I thought, Love, is it for me? Could anybody ruin
me? A week later, the sunflowers were gone,
overhead, just sky. In the driveway next
to the empty stalks was the family that lived
in the blue house behind the garden. A little boy
played with a fire truck. His mother and father
smiled at me as they held the de-petaled heads—
fondly, combing their soft faces. On the ground,
so many seeds! It felt like the final revelation
for a long while. We laughed together, then,
the mother, the father, and I, and the sunflowers
laughed too, because they knew the loss was not
a loss after all, and the sunflower seeds, too, joined
in, opening their pinched mouths, and all together
we were a high chorus and they sang to me
as I continued down the road, the many feet
of their voices carrying my small heartbreak.
[This is from Luan’s 回 / Return (2023), her debut collection. —Julia]
Upcoming books:
March 19 | Princeton University Press
On Gaslighting
by Kate Abramson
From the publisher: “Gaslighting” is suddenly in everyone’s vocabulary. It’s written about, talked about, tweeted about, even sung about (in “Gaslighting” by The Chicks). It’s become shorthand for being manipulated by someone who insists that up is down, hot is cold, dark is light—someone who isn’t just lying about such things, but trying to drive you crazy. The term has its origins in a 1944 film in which a husband does exactly that to his wife, his crazy-making efforts symbolized by the rise and fall of the gaslights in their home. In this timely and provocative book, Kate Abramson examines gaslighting from a philosophical perspective, investigating it as a distinctive moral phenomenon.

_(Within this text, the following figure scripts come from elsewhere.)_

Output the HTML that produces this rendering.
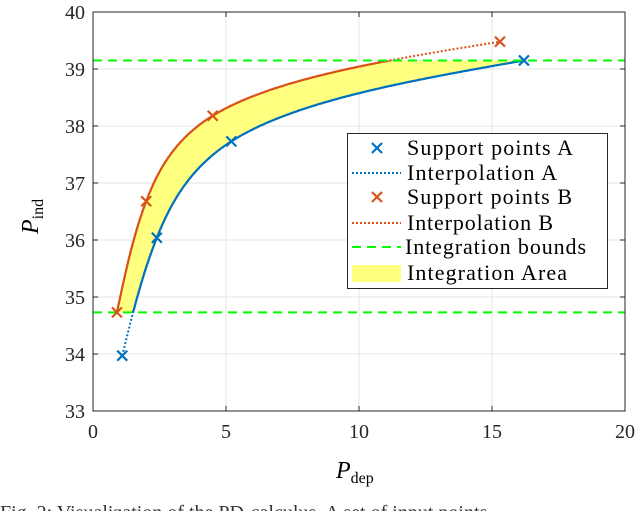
<!DOCTYPE html>
<html><head><meta charset="utf-8"><style>
body{margin:0;background:#fff;width:640px;height:511px;overflow:hidden;font-family:"Liberation Serif",serif}
svg text{font-family:"Liberation Serif",serif}
</style></head><body>
<svg id="c" width="640" height="511"></svg>
<script>
const xTicks=[0,5,10,15,20];
const yTicks=[33,34,35,36,37,38,39,40];
const ptsAx=[1.1,2.4,5.2,16.2];
const ptsAy=[33.97,36.04,37.73,39.15];
const ptsBx=[0.9,2.0,4.5,15.3];
const ptsBy=[34.73,36.68,38.18,39.48];
const bounds=[34.73,39.15];
const NS="http://www.w3.org/2000/svg";
const svg=document.getElementById('c');
const X0=93,X1=625,Y0=411,Y1=12;
const sx=v=>X0+(v-0)/(20-0)*(X1-X0);
const sy=v=>Y0-(v-33)/(40-33)*(Y0-Y1);
function el(t,a,p){const e=document.createElementNS(NS,t);for(const k in a)e.setAttribute(k,a[k]);(p||svg).appendChild(e);return e;}
function nat(ts,ys){const n=ts.length,h=[];for(let i=0;i<n-1;i++)h.push(ts[i+1]-ts[i]);
 const a=new Array(n).fill(0),b=new Array(n).fill(1),c=new Array(n).fill(0),r=new Array(n).fill(0);
 for(let i=1;i<n-1;i++){a[i]=h[i-1];b[i]=2*(h[i-1]+h[i]);c[i]=h[i];r[i]=6*((ys[i+1]-ys[i])/h[i]-(ys[i]-ys[i-1])/h[i-1]);}
 for(let i=1;i<n;i++){const w=a[i]/b[i-1];b[i]-=w*c[i-1];r[i]-=w*r[i-1];}
 const M=new Array(n);M[n-1]=r[n-1]/b[n-1];for(let i=n-2;i>=0;i--)M[i]=(r[i]-c[i]*M[i+1])/b[i];
 return t=>{let i=0;while(i<n-2&&t>ts[i+1])i++;const A=(ts[i+1]-t)/h[i],B=(t-ts[i])/h[i];
 return A*ys[i]+B*ys[i+1]+((A*A*A-A)*M[i]+(B*B*B-B)*M[i+1])*h[i]*h[i]/6;};}
// parametric centripetal spline in screen space
function pcurve(xs,ys){const px=xs.map(sx),py=ys.map(sy),ts=[0];
 for(let i=1;i<px.length;i++)ts.push(ts[i-1]+Math.sqrt(Math.hypot(px[i]-px[i-1],py[i]-py[i-1])));
 const fx=nat(ts,px),fy=nat(ts,py),T=ts[ts.length-1],r=[];
 for(let k=0;k<=400;k++){const t=T*k/400;r.push([fx(t),fy(t)]);}return r;}
const P=r=>r.map(p=>p[0].toFixed(1)+','+p[1].toFixed(1)).join(' ');
const defs=el('defs',{});
const cp=el('clipPath',{id:'band'},defs);
el('rect',{x:0,y:sy(bounds[1]),width:640,height:sy(bounds[0])-sy(bounds[1])},cp);
xTicks.forEach(v=>{const g=el('line',{x1:sx(v),x2:sx(v),y1:Y1,y2:Y0,stroke:'#e6e6e6'});});
yTicks.forEach(v=>{const g=el('line',{x1:X0,x2:X1,y1:sy(v),y2:sy(v),stroke:'#e6e6e6'});});
const sB=pcurve(ptsBx,ptsBy),sA=pcurve(ptsAx,ptsAy);
const area=el('polygon',{points:P(sB)+' '+P(sA.slice().reverse()),fill:'#ffff80',stroke:'none','clip-path':'url(#band)'});

function curve(s,col,nm){
 const d=el('polyline',{points:P(s),fill:'none',stroke:col,'stroke-width':2,'stroke-dasharray':'2,2'});
 const l=el('polyline',{points:P(s),fill:'none',stroke:col,'stroke-width':2.2,'clip-path':'url(#band)'});
}
curve(sA,'#0072bd','interpolation-a');
curve(sB,'#d95319','interpolation-b');
bounds.forEach(v=>{const l=el('line',{x1:X0,x2:X1,y1:sy(v),y2:sy(v),stroke:'#00ff00','stroke-width':2,'stroke-dasharray':'9,6'});});
function mark(x,y,col,nm){const s=5,cx=sx(x),cy=sy(y);const g=el('path',{d:`M${cx-s},${cy-s}L${cx+s},${cy+s}M${cx-s},${cy+s}L${cx+s},${cy-s}`,stroke:col,'stroke-width':2.2});}
ptsAx.forEach((x,i)=>mark(x,ptsAy[i],'#0072bd','support-point-a'));
ptsBx.forEach((x,i)=>mark(x,ptsBy[i],'#d95319','support-point-b'));
const bx=el('rect',{x:X0,y:Y1,width:X1-X0,height:Y0-Y1,fill:'none',stroke:'#262626','stroke-width':1});
xTicks.forEach(v=>{el('line',{x1:sx(v),x2:sx(v),y1:Y0,y2:Y0-5,stroke:'#262626'});el('line',{x1:sx(v),x2:sx(v),y1:Y1,y2:Y1+5,stroke:'#262626'});
 const t=el('text',{x:sx(v),y:Y0+27,'text-anchor':'middle','font-size':20,fill:'#262626'});t.textContent=v;});
yTicks.forEach(v=>{el('line',{x1:X0,x2:X0+5,y1:sy(v),y2:sy(v),stroke:'#262626'});el('line',{x1:X1,x2:X1-5,y1:sy(v),y2:sy(v),stroke:'#262626'});
 const t=el('text',{x:X0-8,y:sy(v)+7,'text-anchor':'end','font-size':20,fill:'#262626'});t.textContent=v;});
</script>
<svg width="640" height="511" style="position:absolute;left:0;top:0">
<text x="336" y="478" font-size="24" font-style="italic">P<tspan font-size="16" font-style="normal" dy="5">dep</tspan></text>
<g transform="translate(38,234) rotate(-90)"><text x="0" y="0" font-size="24" font-style="italic">P<tspan font-size="16" font-style="normal" dy="5">ind</tspan></text></g>
<g>
<rect x="347.5" y="133.5" width="260" height="155" fill="#fff" stroke="#262626"/>
<path d="M372,143L382,153M372,153L382,143" stroke="#0072bd" stroke-width="2.2"/>
<line x1="352" x2="401" y1="173" y2="173" stroke="#0072bd" stroke-width="2" stroke-dasharray="2,2"/>
<path d="M372,192L382,202M372,202L382,192" stroke="#d95319" stroke-width="2.2"/>
<line x1="352" x2="401" y1="223" y2="223" stroke="#d95319" stroke-width="2" stroke-dasharray="2,2"/>
<line x1="352" x2="401" y1="247" y2="247" stroke="#00ff00" stroke-width="2" stroke-dasharray="9,6"/>
<rect x="352" y="265" width="49" height="17" fill="#ffff80"/>
<g font-size="22" fill="#000">
<text x="407" y="155" textLength="166" lengthAdjust="spacing">Support points A</text>
<text x="407" y="180" textLength="150" lengthAdjust="spacing">Interpolation A</text>
<text x="407" y="204" textLength="165" lengthAdjust="spacing">Support points B</text>
<text x="407" y="230" textLength="146" lengthAdjust="spacing">Interpolation B</text>
<text x="405" y="254" textLength="181" lengthAdjust="spacing">Integration bounds</text>
<text x="407" y="280" textLength="160" lengthAdjust="spacing">Integration Area</text>
</g></g>
<text x="0" y="519" font-size="20" fill="#333">Fig. 2: Visualization of the PD-calculus. A set of input points</text>
</svg>
</body></html>
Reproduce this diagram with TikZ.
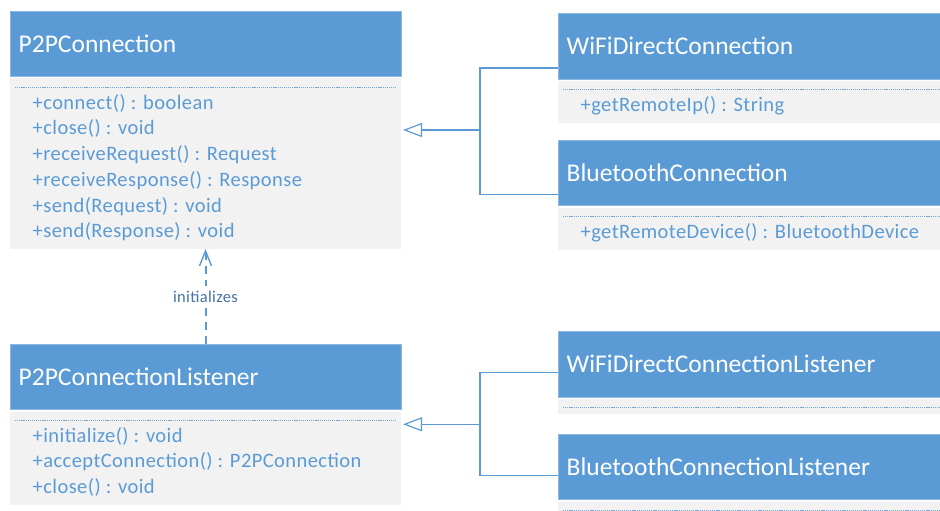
\documentclass[tikz,border=0pt]{standalone}
\usepackage{fontspec}
\setmainfont{Carlito}
\usetikzlibrary{arrows.meta}

\definecolor{umlblue}{HTML}{5B9BD5}
\definecolor{umlgray}{HTML}{F2F2F2}
\definecolor{umlrim}{HTML}{8DB8E2}
\definecolor{labelblue}{HTML}{4672A4}

\tikzset{
  classbox/.style={rectangle, inner sep=0pt, outer sep=0pt},
  classhead/.style={rectangle, fill=umlblue, draw=umlrim, line width=0.5pt, inner sep=0pt, outer sep=0pt},
  classtitle/.style={inner sep=0pt, text=white, font=\fontsize{25.5}{30}\selectfont},
  classbody/.style={rectangle, fill=umlgray, inner sep=0pt, outer sep=0pt},
  separator/.style={draw=umlblue!85, line width=0.6pt, dash pattern=on 1.2pt off 0.9pt},
  member/.style={inner sep=0pt, text=umlblue, font=\fontsize{20.5}{24}\selectfont\addfontfeatures{LetterSpace=2.1}},
  link/.style={draw=umlblue, line width=1.2pt},
  generalize/.style={link, -{Triangle[open, length=19pt, width=14pt, fill=white]}, shorten >=2pt},
  dependency/.style={draw=umlblue, line width=2pt, dash pattern=on 8pt off 6pt,
    -{Straight Barb[length=15pt, width=12pt, line width=1.4pt]}},
  depnote/.style={fill=white, inner xsep=2pt, inner ysep=5pt, text=labelblue,
    font=\fontsize{16.5}{19}\selectfont\addfontfeatures{LetterSpace=2}}
}

% #1 name, #2 x, #3 y, #4 width, #5 header height, #6 body height, #7 title
\newcommand\umlclass[7]{%
  \node[classbox, minimum width=#4pt, minimum height=#5pt+#6pt+2pt, anchor=north west] (#1) at (#2,#3) {};
  \node[classhead, minimum width=#4pt, minimum height=#5pt, anchor=north west] (#1-h) at (#1.north west) {};
  \node[classtitle, anchor=base west] (#1-t) at ([xshift=8.5pt,yshift=-8.3pt]#1-h.west) {#7};
  \node[classbody, minimum width=#4pt, minimum height=#6pt, anchor=south west] (#1-b) at (#1.south west) {};
  \draw[separator] ([xshift=5pt,yshift=-8.5pt]#1-b.north west) -- ([xshift=-5pt,yshift=-8.5pt]#1-b.north east);
}
% #1 class name, #2 comma separated operations
\newcommand\umlmembers[2]{%
  \foreach \m [count=\i] in {#2} {%
    \node[member, anchor=base west] (#1-m\i) at ([xshift=22.5pt,yshift={-30.7pt-(\i-1)*25.7pt}]#1-b.north west) {\m};
  }%
}

\begin{document}
\begin{tikzpicture}[x=1pt, y=-1pt]
  \useasboundingbox (0,0) rectangle (940,511);
  \clip (0,0) rectangle (940,511);

  % abstract connection and its listener
  \umlclass{pc}{10}{11}{391}{65.5}{170.5}{P2PConnection}
  \umlmembers{pc}{+connect() : boolean, +close() : void, +receiveRequest() : Request,
    +receiveResponse() : Response, +send(Request) : void, +send(Response) : void}

  \umlclass{pcl}{10}{344}{391}{65.5}{93}{P2PConnectionListener}
  \umlmembers{pcl}{+initialize() : void, +acceptConnection() : P2PConnection, +close() : void}

  % concrete connections
  \umlclass{wdc}{558}{13}{400}{66}{42}{WiFiDirectConnection}
  \umlmembers{wdc}{+getRemoteIp() : String}

  \umlclass{btc}{558}{140}{400}{65.5}{42}{BluetoothConnection}
  \umlmembers{btc}{+getRemoteDevice() : BluetoothDevice}

  % concrete listeners
  \umlclass{wdl}{558}{331}{400}{66}{15}{WiFiDirectConnectionListener}
  \umlclass{btl}{558}{434}{400}{65.5}{15}{BluetoothConnectionListener}

  % generalization: connections
  \path (pc.east) ++(79,0) coordinate (jc);
  \draw[link] (wdc.west) -| (jc);
  \draw[link] (btc.west) -| (jc);
  \draw[generalize] (jc) -- (pc.east);

  % generalization: listeners
  \path (pcl.east) ++(79,0) coordinate (jl);
  \draw[link] (wdl.west) -| (jl);
  \draw[link] (btl.west) -| (jl);
  \draw[generalize] (jl) -- (pcl.east);

  % dependency
  \draw[dependency] (pcl.north) -- node[depnote, pos=0.5] (initlabel) {initializes} (pc.south);
\end{tikzpicture}
\end{document}
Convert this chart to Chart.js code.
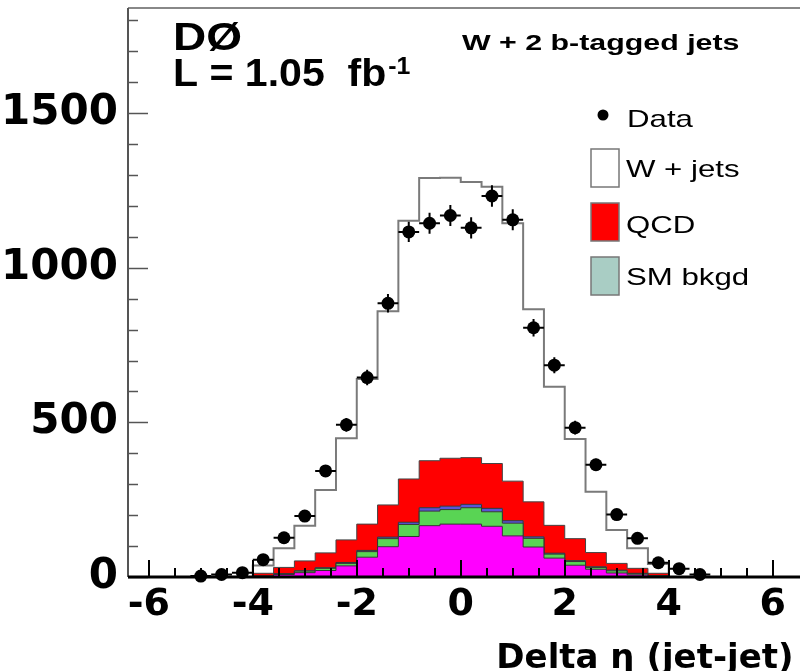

[Gaslight (1944) is fantastic. The whole film comes down to Ingrid Bergman, and if you have to stake it all on one actress it’s hard to do better. “Are you suggesting that this is a knife I hold in my hand?”—shudder-inducing. —Steve]
Also out Tuesday:
Farrar, Straus and Giroux: Who’s Afraid of Gender? by Judith Butler
Black Cat: The Possessed by Witold Gombrowicz (1939), translated by Antonia Lloyd-Jones
What we’re reading:
Steve finished How Milton Works by Stanley Fish (2001). [Now other books can appear in this section. Maybe this is finally my chance to read a lot about the English Civil War. —Steve] He also read some short stories by Guy de Maupassant.
Julia started Carmela Ciurara’s Lives of the Wives: Five Literary Marriages (2023) and Monica Youn’s poetry collection From From (2023).
Critical notes:
- and have a conversation about English meter. Skow:
Excellent, this is excellent, lots of good questions here. One is what is iambic pentameter? and at a certain level of abstraction we agree: it’s “weak-STRONG” five times, with variations allowed. A further question is which variations are allowed?; and here it might look, to the naïve reader, like our attitudes diverge. Not that we favor different answers (I don’t know the full answer!); but your vibe is more “that’s not a very important question,” while mine, maybe, is “time to wheel in some serious theoretical apparatus.”
But I doubt we’re as far apart as appearances suggest. I think that, once you’ve read enough verse, you get a feel for it, and you can read it fine without paying much attention to the meter—unless you hit a truly non-metrical line, in which case you’ll feel a jolt and pen an angry letter to the editor. It’s much like telling when a sentence is grammatical: we can all do it, well enough, even if a linguistics textbook looks, to us, like someone vomited symbols on the page.